RE: When should Germany have surrendered?
Great thread here, by the way. :)
Even with the loss of 300,000 at Dunkirk Britain would have neither negotiated a peace nor been invaded. It wasn’t the balance of ground forces that determined whether or not Sea Lion took place, it was air and sea forces. (Even with the evacuation the balance was heavily German. WWII was a war of equipment, and the evacuees had none to speak of. The real hurt to the Germans from their failure at Dunkirk was in NA, and Italy, and France in 1944, when the trained men that they let go returned to battle.) Those would have been unaffected by a no Dunkirk scenario.
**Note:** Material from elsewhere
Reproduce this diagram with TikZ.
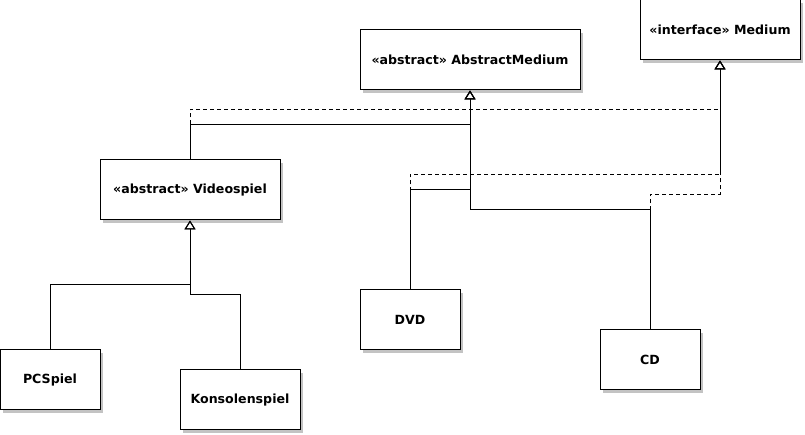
\documentclass[tikz,border=0pt]{standalone}
\usepackage{fontspec}
\setmainfont{DejaVu Sans}
\usepackage{tikz}
\usetikzlibrary{arrows.meta,shadows}
\definecolor{shadowgray}{RGB}{195, 195, 195}

\begin{document}
\begin{tikzpicture}[x=10pt, y=10pt,
  umlclass/.style={draw, line width=1pt, fill=white, inner sep=0pt, minimum height=60pt,
    font=\fontsize{12.6}{14}\selectfont\bfseries,
    drop shadow={shadow xshift=3pt, shadow yshift=-3pt, fill=shadowgray, opacity=1}},
  extends/.style={line width=1pt, -{Triangle[open, width=11pt, length=9pt]}},
  implements/.style={extends, dash pattern=on 4pt off 3pt}]
\useasboundingbox (0,0) rectangle (80.5,43.5);

\node (abstractmedium) at (47,37.5) [umlclass, minimum width=220pt] {«abstract» AbstractMedium};
\node (medium) at (72,40.5) [umlclass, minimum width=160pt] {«interface» Medium};
\node (videospiel) at (19,24.5) [umlclass, minimum width=180pt] {«abstract» Videospiel};
\node (pcspiel) at (5,5.5) [umlclass, minimum width=100pt] {PCSpiel};
\node (konsolenspiel) at (24,3.5) [umlclass, minimum width=120pt] {Konsolenspiel};
\node (dvd) at (41,11.5) [umlclass, minimum width=100pt] {DVD};
\node (cd) at (65,7.5) [umlclass, minimum width=100pt] {CD};

% interface
\draw [implements] (videospiel.north) -- ++(0,5) -| (medium.south);
\draw [implements] (dvd.north) -- ++(0,11.5) -| (medium.south);
\draw [implements] (cd.north) -- ++(0,13.5) -| (medium.south);

% inheritance
\draw [extends] (videospiel.north) -- ++(0,3.5) -| (abstractmedium.south);
\draw [extends] (dvd.north) -- ++(0,10) -| (abstractmedium.south);
\draw [extends] (cd.north) -- ++(0,12) -| (abstractmedium.south);
\draw [extends] (pcspiel.north) -- ++(0,6.5) -| (videospiel.south);
\draw [extends] (konsolenspiel.north) -- ++(0,7.5) -| (videospiel.south);
\end{tikzpicture}
\end{document}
Even if the Battle of Britain had gone against them, the Brits still would not have been successfully invaded in 1940 or 41. The high command was willing and ready to literally sacrifice the entire RAF fighter force and Home Fleet to oppose an invasion. And the German’s ‘winning’ the Battle of Britain (defined as destroying the RAF fighter strength) was physically impossible. Had that been imminent the RAF would have evacuated considerable forces out of range of the Luftwaffe and only committed them when an invasion began. As well the Luftwaffe wasn’t the Japanese air force – their anti-shipping performance would not have been enough to keep the Royal Navy from reaching and pulverizing the shipping being used to support an invasion. At best the German units would have landed and then been completely isolated as their shipping was destroyed. At worst the RN would have actually engaged the landing forces, and the cream of the Wermacht would have died in the Channel.
If the war had dragged on, and Germany had an opportunity to rebuild it’s shattered sea assets then another invasion might have worked. But that begs the question of WWII not turning into WWII, but rather remaining Germany v. Britain for years. Not likely.